I'm always a fan of the booklet included on releases because of my being so "Old School" and not fully moving into the digital only age where such things no longer really exist so I was happy to find us getting some lyrics and cryptic artwork. The cover showcases an Archangel of some kind bringing justice to a demon in the sense that the albums title references while the back cover displays some severed "wicked hands". Additional images of good and evil are presented throughout the booklet and bring the vibe to better life. This is the first new album on the bands new label of E1 Entertainment so I hope it does well for them under this brand.
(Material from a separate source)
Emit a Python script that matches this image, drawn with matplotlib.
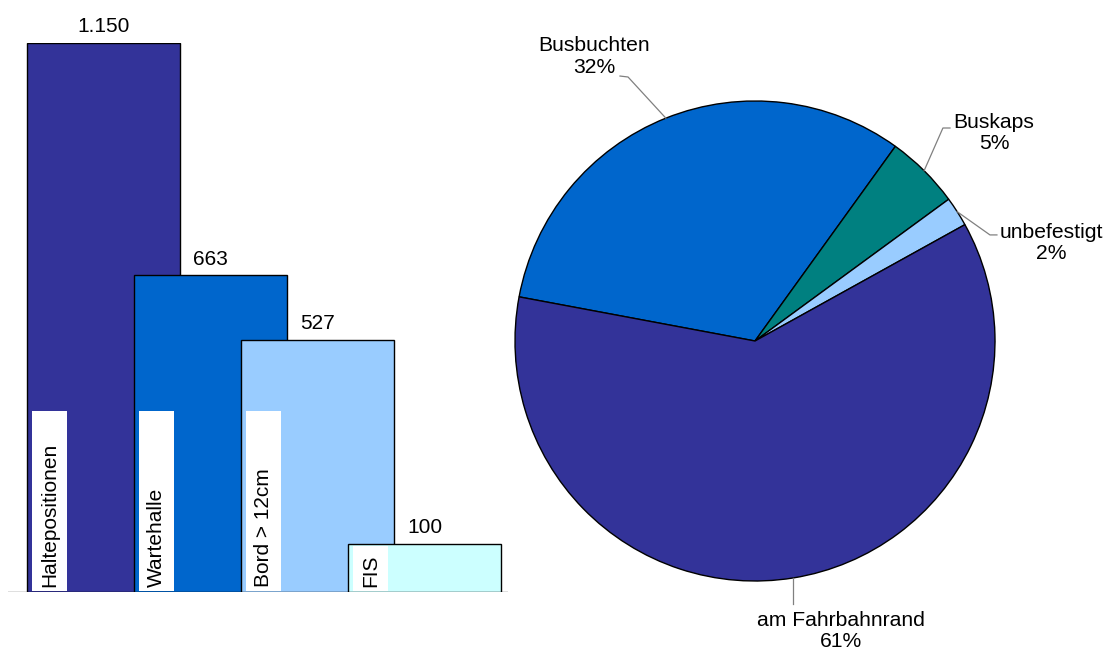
import numpy as np
import matplotlib
matplotlib.use("Agg")
import matplotlib.pyplot as plt
from matplotlib.patches import Rectangle

plt.rcParams['font.family'] = ['Liberation Sans', 'DejaVu Sans']

# Balken: Ausstattung der Haltestellen
bar_labels = ['Haltepositionen', 'Wartehalle', 'Bord > 12cm', 'FIS']
bar_values = [1150, 663, 527, 100]
bar_colors = ['#333399', '#0066CC', '#99CCFF', '#CCFFFF']

# Kreis: Art der Haltestellen (%)
pie_labels = ['Busbuchten', 'Buskaps', 'unbefestigt', 'am Fahrbahnrand']
pie_values = [32, 5, 2, 61]
pie_colors = ['#0066CC', '#008080', '#99CCFF', '#333399']

W, H = 1113, 650
fig = plt.figure(figsize=(W / 100, H / 100), dpi=100)

# --- Balkendiagramm (überlappende Balken) ---
ax = fig.add_axes([8 / W, (H - 592) / H, 500 / W, 549 / H])
x = np.arange(len(bar_values))
bw = 1.43
for i, (v, c, lab) in enumerate(zip(bar_values, bar_colors, bar_labels)):
    ax.bar(x[i], v, width=bw, align='edge', color=c, edgecolor='black',
           linewidth=1, zorder=2 + 2 * i)
    ax.add_patch(Rectangle((x[i] + 0.045, 3), 0.33, min(377, v - 6),
                           facecolor='white', edgecolor='none', zorder=3 + 2 * i))
    ax.text(x[i] + 0.045 + 0.165, 10, lab, rotation=90, ha='center', va='bottom',
            fontsize=15, zorder=3 + 2 * i)
    ax.annotate(f"{v:,}".replace(",", "."), (x[i] + bw / 2, v), xytext=(0, 5),
                textcoords='offset points', ha='center', va='bottom', fontsize=15)
ax.axhline(0, color='#d9d9d9', linewidth=1.2, zorder=1)
ax.set_xlim(-19 / 107, 481 / 107)
ax.set_ylim(0, 1150)
ax.axis('off')

# --- Kreisdiagramm ---
R = 240
pax = fig.add_axes([(755 - 300) / W, (H - 341 - 300) / H, 600 / W, 600 / H])
start = 169.4
wedges, _ = pax.pie(pie_values, colors=pie_colors, startangle=start, counterclock=False,
                    wedgeprops=dict(edgecolor='black', linewidth=1))
pax.set_xlim(-300 / R, 300 / R)
pax.set_ylim(-300 / R, 300 / R)
pax.set_aspect('equal')
pax.axis('off')

# Beschriftungen mit Führungslinien
text_pos = [(-0.671, 1.185), (0.996, 0.867), (1.233, 0.408), (0.36, -1.208)]
elbows = [[(-0.529, 1.10), (-0.5625, 1.104)],
          [(0.783, 0.8875), (0.8125, 0.8875)],
          [(0.979, 0.442), (1.008, 0.442)],
          [(0.16, -1.096)]]
for w, lab, val, tp, el in zip(wedges, pie_labels, pie_values, text_pos, elbows):
    mid = np.deg2rad((w.theta1 + w.theta2) / 2)
    px, py = np.cos(mid), np.sin(mid)
    xs = [px] + [p[0] for p in el]
    ys = [py] + [p[1] for p in el]
    if lab == 'am Fahrbahnrand':
        xs[1] = px
    pax.plot(xs, ys, color='#808080', linewidth=0.9, clip_on=False)
    pax.text(tp[0], tp[1], f"{lab}\n{val}%", ha='center', va='center', fontsize=15.2,
             linespacing=1.17, clip_on=False)

fig.savefig('out.png', dpi=100)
E1 got the Metal fans appetites whet for their arrival with last year's release of three of the bands classic albums from their Spitfire Records days when they issued "Crowbar", "Live + 1" and "Time Means Nothing". Be sure to check those out as well. If you are still looking for a reason to enjoy some Crowbar and have not yet purchased any of their work, I can honestly say that "Sever The Wicked Hand" is a perfect place to start. Play it loud and crack open a bottle of your favorite beverage as it plays though. You will not regret it.